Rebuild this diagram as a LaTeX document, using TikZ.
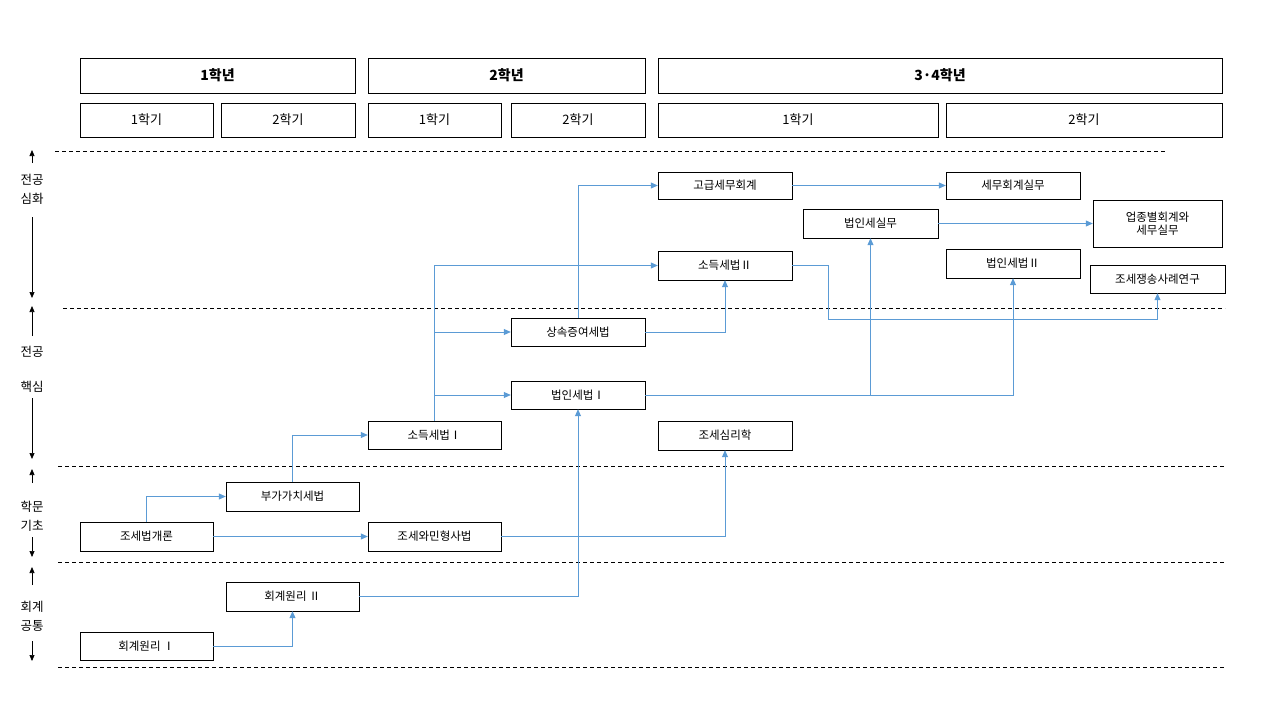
\documentclass[tikz,border=0pt]{standalone}
\usepackage{fontspec}
\setmainfont{Noto Sans CJK KR}
\usetikzlibrary{arrows.meta}
\definecolor{linkblue}{RGB}{91,155,213}
\tikzset{
  box/.style={draw=black, fill=white, inner sep=0pt, font=\fontsize{11.5}{13}\selectfont, align=center},
  head/.style={box, font=\fontsize{14}{16}\selectfont\bfseries},
  sem/.style={box, font=\fontsize{13}{15}\selectfont},
  link/.style={draw=linkblue, line width=0.8pt, -{Triangle[width=6pt,length=7pt]}},
  sep/.style={draw=black, dashed, dash pattern=on 4pt off 3pt, line width=0.6pt},
  side/.style={font=\fontsize{12.5}{19}\selectfont, align=center, inner sep=0pt},
  sidearrow/.style={line width=0.7pt, -{Triangle[width=5pt,length=6pt]}}
}
\begin{document}
\begin{tikzpicture}[x=1pt,y=-1pt]
\useasboundingbox (0,0) rectangle (1280,720);
% header
\node[head, minimum width=275, minimum height=35] (y1) at (217.5,75.5) {1학년};
\node[head, minimum width=277, minimum height=35] (y2) at (506.5,75.5) {2학년};
\node[head, minimum width=564, minimum height=35] (y34) at (940,75.5) {3·4학년};
\node[sem, minimum width=133, minimum height=34] (s11) at (146.5,120) {1학기};
\node[sem, minimum width=134, minimum height=34] (s12) at (288,120) {2학기};
\node[sem, minimum width=133, minimum height=34] (s21) at (434.5,120) {1학기};
\node[sem, minimum width=134, minimum height=34] (s22) at (578,120) {2학기};
\node[sem, minimum width=280, minimum height=34] (s31) at (798,120) {1학기};
\node[sem, minimum width=276, minimum height=34] (s32) at (1084,120) {2학기};
% dashed separators
\draw[sep] (55,151)--(1165,151);
\draw[sep] (63,308)--(1225,308);
\draw[sep] (58,466)--(1225,466);
\draw[sep] (58,562)--(1225,562);
\draw[sep] (58,667)--(1225,667);
% side labels
\node[side] (lv1) at (32,189) {전공\\심화};
\draw[sidearrow] (32,163)--(32,150);
\draw[sidearrow] (32,217)--(32,298);
\node[side] (lv2a) at (32,352) {전공};
\node[side] (lv2b) at (32,387) {핵심};
\draw[sidearrow] (32,336)--(32,306);
\draw[sidearrow] (32,398)--(32,459);
\node[side] (lv3) at (32,516) {학문\\기초};
\draw[sidearrow] (32,483)--(32,469);
\draw[sidearrow] (32,537)--(32,557);
\node[side] (lv4) at (32,616) {회계\\공통};
\draw[sidearrow] (32,585)--(32,567);
\draw[sidearrow] (32,641)--(32,661);
% courses
\node[box, minimum width=134, minimum height=27] (ga) at (725,185.5) {고급세무회계};
\node[box, minimum width=134, minimum height=27] (sh) at (1013,185.5) {세무회계실무};
\node[box, minimum width=135, minimum height=29] (bs) at (870.5,223.5) {법인세실무};
\node[box, minimum width=129, minimum height=47] (uj) at (1157.5,223.5) {업종별회계와\\세무실무};
\node[box, minimum width=134, minimum height=29] (so2) at (725,265.5) {소득세법Ⅱ};
\node[box, minimum width=134, minimum height=29] (bi2) at (1013,263.5) {법인세법Ⅱ};
\node[box, minimum width=135, minimum height=28] (js) at (1157.5,279) {조세쟁송사례연구};
\node[box, minimum width=134, minimum height=28] (sj) at (578,332) {상속증여세법};
\node[box, minimum width=134, minimum height=28] (bi1) at (578,395) {법인세법Ⅰ};
\node[box, minimum width=133, minimum height=28] (so1) at (434.5,435) {소득세법Ⅰ};
\node[box, minimum width=134, minimum height=29] (jsr) at (725,435.5) {조세심리학};
\node[box, minimum width=133, minimum height=29] (bg) at (292.5,496.5) {부가가치세법};
\node[box, minimum width=133, minimum height=29] (jg) at (146.5,536.5) {조세법개론};
\node[box, minimum width=133, minimum height=29] (jm) at (434.5,536.5) {조세와민형사법};
\node[box, minimum width=133, minimum height=29] (hw2) at (292.5,596.5) {회계원리 Ⅱ};
\node[box, minimum width=133, minimum height=28] (hw1) at (146.5,646) {회계원리 Ⅰ};
\coordinate (bend) at (828,319);
% connectors
\draw[link] (jg.north) |- (bg.west);
\draw[link] (jg.east) -- (jm.west);
\draw[link] (bg.north) |- (so1.west);
\draw[link] (hw1.east) -| (hw2.south);
\draw[link] (hw2.east) -| (bi1.south);
\draw[link] (jm.east) -| (jsr.south);
\draw[link] (so1.north) |- (so2.west);
\draw[link] (so1.north) |- (sj.west);
\draw[link] (so1.north) |- (bi1.west);
\draw[link] (sj.north) |- (ga.west);
\draw[link] (sj.east) -| (so2.south);
\draw[link] (so2.east) -| (bend) -| (js.south);
\draw[link] (bi1.east) -| (bs.south);
\draw[link] (bi1.east) -| (bi2.south);
\draw[link] (ga.east) -- (sh.west);
\draw[link] (bs.east) -- (uj.west);
\end{tikzpicture}
\end{document}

> **Exercise requirements**:
Omit every picture while copying the listing above exactly.

> **Complete response**:
Rebuild this diagram as a LaTeX document, using TikZ.
\documentclass[tikz,border=0pt]{standalone}
\usepackage{fontspec}
\setmainfont{Noto Sans CJK KR}
\usetikzlibrary{arrows.meta}
\definecolor{linkblue}{RGB}{91,155,213}
\tikzset{
  box/.style={draw=black, fill=white, inner sep=0pt, font=\fontsize{11.5}{13}\selectfont, align=center},
  head/.style={box, font=\fontsize{14}{16}\selectfont\bfseries},
  sem/.style={box, font=\fontsize{13}{15}\selectfont},
  link/.style={draw=linkblue, line width=0.8pt, -{Triangle[width=6pt,length=7pt]}},
  sep/.style={draw=black, dashed, dash pattern=on 4pt off 3pt, line width=0.6pt},
  side/.style={font=\fontsize{12.5}{19}\selectfont, align=center, inner sep=0pt},
  sidearrow/.style={line width=0.7pt, -{Triangle[width=5pt,length=6pt]}}
}
\begin{document}
\begin{tikzpicture}[x=1pt,y=-1pt]
\useasboundingbox (0,0) rectangle (1280,720);
% header
\node[head, minimum width=275, minimum height=35] (y1) at (217.5,75.5) {1학년};
\node[head, minimum width=277, minimum height=35] (y2) at (506.5,75.5) {2학년};
\node[head, minimum width=564, minimum height=35] (y34) at (940,75.5) {3·4학년};
\node[sem, minimum width=133, minimum height=34] (s11) at (146.5,120) {1학기};
\node[sem, minimum width=134, minimum height=34] (s12) at (288,120) {2학기};
\node[sem, minimum width=133, minimum height=34] (s21) at (434.5,120) {1학기};
\node[sem, minimum width=134, minimum height=34] (s22) at (578,120) {2학기};
\node[sem, minimum width=280, minimum height=34] (s31) at (798,120) {1학기};
\node[sem, minimum width=276, minimum height=34] (s32) at (1084,120) {2학기};
% dashed separators
\draw[sep] (55,151)--(1165,151);
\draw[sep] (63,308)--(1225,308);
\draw[sep] (58,466)--(1225,466);
\draw[sep] (58,562)--(1225,562);
\draw[sep] (58,667)--(1225,667);
% side labels
\node[side] (lv1) at (32,189) {전공\\심화};
\draw[sidearrow] (32,163)--(32,150);
\draw[sidearrow] (32,217)--(32,298);
\node[side] (lv2a) at (32,352) {전공};
\node[side] (lv2b) at (32,387) {핵심};
\draw[sidearrow] (32,336)--(32,306);
\draw[sidearrow] (32,398)--(32,459);
\node[side] (lv3) at (32,516) {학문\\기초};
\draw[sidearrow] (32,483)--(32,469);
\draw[sidearrow] (32,537)--(32,557);
\node[side] (lv4) at (32,616) {회계\\공통};
\draw[sidearrow] (32,585)--(32,567);
\draw[sidearrow] (32,641)--(32,661);
% courses
\node[box, minimum width=134, minimum height=27] (ga) at (725,185.5) {고급세무회계};
\node[box, minimum width=134, minimum height=27] (sh) at (1013,185.5) {세무회계실무};
\node[box, minimum width=135, minimum height=29] (bs) at (870.5,223.5) {법인세실무};
\node[box, minimum width=129, minimum height=47] (uj) at (1157.5,223.5) {업종별회계와\\세무실무};
\node[box, minimum width=134, minimum height=29] (so2) at (725,265.5) {소득세법Ⅱ};
\node[box, minimum width=134, minimum height=29] (bi2) at (1013,263.5) {법인세법Ⅱ};
\node[box, minimum width=135, minimum height=28] (js) at (1157.5,279) {조세쟁송사례연구};
\node[box, minimum width=134, minimum height=28] (sj) at (578,332) {상속증여세법};
\node[box, minimum width=134, minimum height=28] (bi1) at (578,395) {법인세법Ⅰ};
\node[box, minimum width=133, minimum height=28] (so1) at (434.5,435) {소득세법Ⅰ};
\node[box, minimum width=134, minimum height=29] (jsr) at (725,435.5) {조세심리학};
\node[box, minimum width=133, minimum height=29] (bg) at (292.5,496.5) {부가가치세법};
\node[box, minimum width=133, minimum height=29] (jg) at (146.5,536.5) {조세법개론};
\node[box, minimum width=133, minimum height=29] (jm) at (434.5,536.5) {조세와민형사법};
\node[box, minimum width=133, minimum height=29] (hw2) at (292.5,596.5) {회계원리 Ⅱ};
\node[box, minimum width=133, minimum height=28] (hw1) at (146.5,646) {회계원리 Ⅰ};
\coordinate (bend) at (828,319);
% connectors
\draw[link] (jg.north) |- (bg.west);
\draw[link] (jg.east) -- (jm.west);
\draw[link] (bg.north) |- (so1.west);
\draw[link] (hw1.east) -| (hw2.south);
\draw[link] (hw2.east) -| (bi1.south);
\draw[link] (jm.east) -| (jsr.south);
\draw[link] (so1.north) |- (so2.west);
\draw[link] (so1.north) |- (sj.west);
\draw[link] (so1.north) |- (bi1.west);
\draw[link] (sj.north) |- (ga.west);
\draw[link] (sj.east) -| (so2.south);
\draw[link] (so2.east) -| (bend) -| (js.south);
\draw[link] (bi1.east) -| (bs.south);
\draw[link] (bi1.east) -| (bi2.south);
\draw[link] (ga.east) -- (sh.west);
\draw[link] (bs.east) -- (uj.west);
\end{tikzpicture}
\end{document}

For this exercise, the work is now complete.